How do file system scans (like CHKDSK or fsck) really work? I know there are full applications with lots of options, but how do they scan for "bad" sectors? What are they doing when scanning? How do they know they found a "bad" sector?


Filesystem checking has nothing to do with scanning for "bad" sectors. "bad" sectors in this context usually means sectors that can't be read reliably or can't be written reliably. Although a filesystem check can certainly stumble upon a bad sector since it attempts to read (and maybe write) blocks all over the filesystem.

What a filesystem check actually does is really up to each individual filesystem and up to the implementer of the filesystem checking utility. For some types of filesystems (for example, NFS and tmpfs), the concept is meaningless, for others it is redundant, because the filesystem continuously checks itself in the course of normal operation, and for others it is vital that to check the filesystem once in a while.

In general, filesystem checking utilities are designed to check for corruption, inconsistencies, and violated invariants in the filesystem's data structures. If you want more detail than that, then you will have to ask about a specific type of filesystem.

  • I don't know if I agree with this. For example - when you run fsck it attempts to repair nodes and fix missing/deleted files. I don't think these things can happen while the FS is mounted. – Natalie Adams Jan 9 '13 at 17:18
  • Different filesystems are different. ZFS is an example of a filesystem that does indeed verify and repair the filesystem online while it is mounted; it calls this scrubbing. – Celada Jan 9 '13 at 19:02

CHKDSK does quite a few things behind the scenes. They are represented in the different phases of CHKDSK.

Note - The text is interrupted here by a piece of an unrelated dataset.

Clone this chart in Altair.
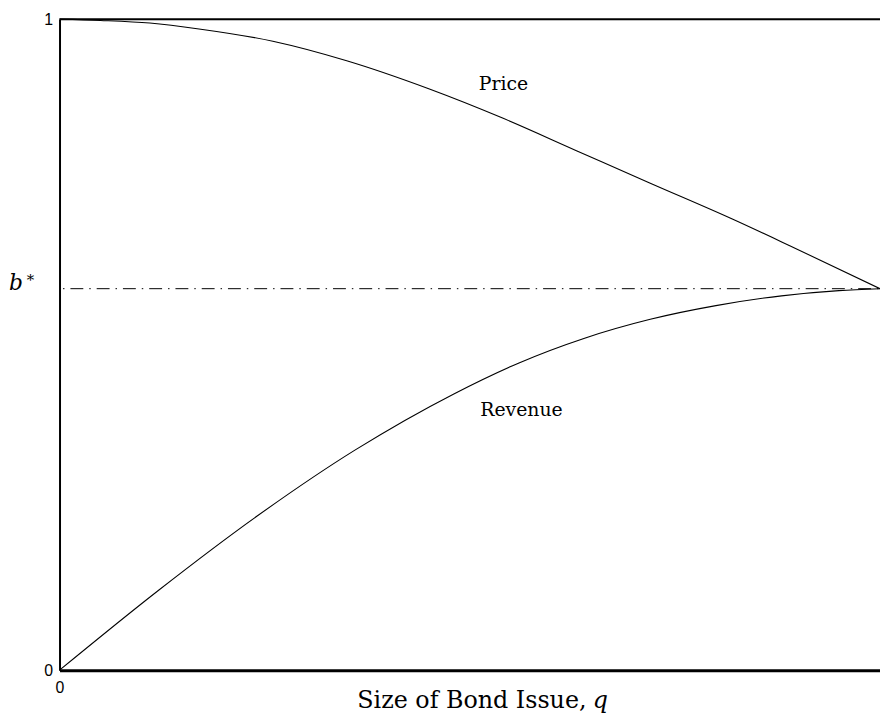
import altair as alt
import pandas as pd

# Price curve
q_price = [0.0, 0.05, 0.11, 0.17, 0.26, 0.35, 0.45, 0.54, 0.63, 0.72, 0.82, 0.89, 1.0]
price = [1.0, 0.998, 0.994, 0.985, 0.966, 0.936, 0.893, 0.848, 0.798, 0.748, 0.693, 0.652, 0.586]

# Revenue curve
q_rev = [0.0, 0.12, 0.24, 0.36, 0.48, 0.56, 0.64, 0.72, 0.80, 0.88, 0.95, 1.0]
revenue = [0.0, 0.122, 0.236, 0.338, 0.424, 0.472, 0.510, 0.539, 0.560, 0.575, 0.583, 0.586]

b_star = 0.586

label_text = ["Price", "Revenue"]
label_q = [0.541, 0.563]
label_v = [0.900, 0.399]

x_ticks = [0]
y_ticks = [0, 1]

curves = pd.concat([
    pd.DataFrame({"q": q_price, "v": price, "series": "Price"}),
    pd.DataFrame({"q": q_rev, "v": revenue, "series": "Revenue"}),
])
labels = pd.DataFrame({"q": label_q, "v": label_v, "text": label_text})
bstar_df = pd.DataFrame({"v": [b_star]})
top_df = pd.DataFrame({"v": [1.0]})
qvar_df = pd.DataFrame({"t": ["q"]})

X = alt.X(
    "q:Q",
    scale=alt.Scale(domain=[0, 1], nice=False, zero=False),
    axis=alt.Axis(
        values=x_ticks, format="d", grid=False, ticks=False, tickSize=0,
        domainColor="black", domainWidth=3, labelFlush=False,
        labelFont="Liberation Sans", labelFontSize=16, labelColor="black",
        labelPadding=10,
        title="Size of Bond Issue,", titleFont="DejaVu Serif",
        titleFontSize=24, titleFontWeight="normal", titleColor="black",
        titleAlign="left", titleAnchor="start",
        titleX=300, titleY=38, titleBaseline="alphabetic",
    ),
)
Y = alt.Y(
    "v:Q",
    scale=alt.Scale(domain=[0, 1], nice=False, zero=False),
    axis=alt.Axis(
        values=y_ticks, format="d", grid=False, ticks=False, tickSize=0,
        domainColor="black", domainWidth=2, labelFlush=False,
        labelFont="Liberation Sans", labelFontSize=16, labelColor="black",
        labelPadding=7, title=None,
    ),
)

lines = alt.Chart(curves).mark_line(
    color="black", strokeWidth=1.1, interpolate="monotone"
).encode(x=X, y=Y, detail="series:N")

top_rule = alt.Chart(top_df).mark_rule(color="black", strokeWidth=2).encode(y=Y)

bstar_rule = alt.Chart(bstar_df).mark_rule(
    color="black", strokeWidth=1, strokeDash=[13, 6, 1.5, 6], strokeDashOffset=17.5
).encode(y=Y)

curve_labels = alt.Chart(labels).mark_text(
    font="DejaVu Serif", fontSize=19, color="black"
).encode(x=X, y=Y, text="text:N")

b_label = alt.Chart(bstar_df).mark_text(
    text="b", font="DejaVu Serif", fontStyle="italic", fontSize=22,
    color="black", align="left", baseline="alphabetic", dy=1
).encode(x=alt.value(-51), y=Y)

star_label = alt.Chart(bstar_df).mark_text(
    text="*", font="DejaVu Serif", fontSize=15,
    color="black", align="left", baseline="alphabetic", dy=-4
).encode(x=alt.value(-33), y=Y)

q_label = alt.Chart(qvar_df).mark_text(
    font="DejaVu Serif", fontStyle="italic", fontSize=24,
    color="black", align="left", baseline="alphabetic"
).encode(x=alt.value(538), y=alt.value(695), text="t:N")

chart = alt.layer(
    top_rule, bstar_rule, lines, curve_labels, b_label, star_label, q_label
).properties(
    width=828, height=657,
    autosize=alt.AutoSizeParams(type="none"),
    padding={"left": 52, "top": 8, "right": 0, "bottom": 44},
).configure_view(stroke=None).configure(background="white")

chart.save("out.html", embed_options={"renderer": "svg", "actions": False})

NTFS has something called an MFT (or Master File Table). This MFT is a list of all files on the hard drive. To check for file consistency, CHKDSK reads the MFT entry by entry, and then it goes up and looks up the corresponding file in the HDD.

For example CHKDSK finds MyPhoto1.jpg in the MFT. The MFT says it is located in sector 230, and is 30 sectors long. CHKDSK then goes and reads sector 230 to 260, and sees that it is in fact populated by data, and is one file. This is how CHKDSK checks for file system consistency. Files inconsistency doesn't necessarily mean a bad sector, it could mean the computer was powered off during a write to the HDD.

With the /r flag (recover), CHKDSK checks for file inconsistencies and attempts to repair them. Without this flag, chkdsk performs a "dry run"

With the /f flag (fix), CHKDSK attempts to repair the bad sector. In other words, it attempts to recover the data on the bad sector, and attempts to rewrite to that sector. If CHKDSK reads what it wrote the sector in question, then it can mark the sectors as repaired.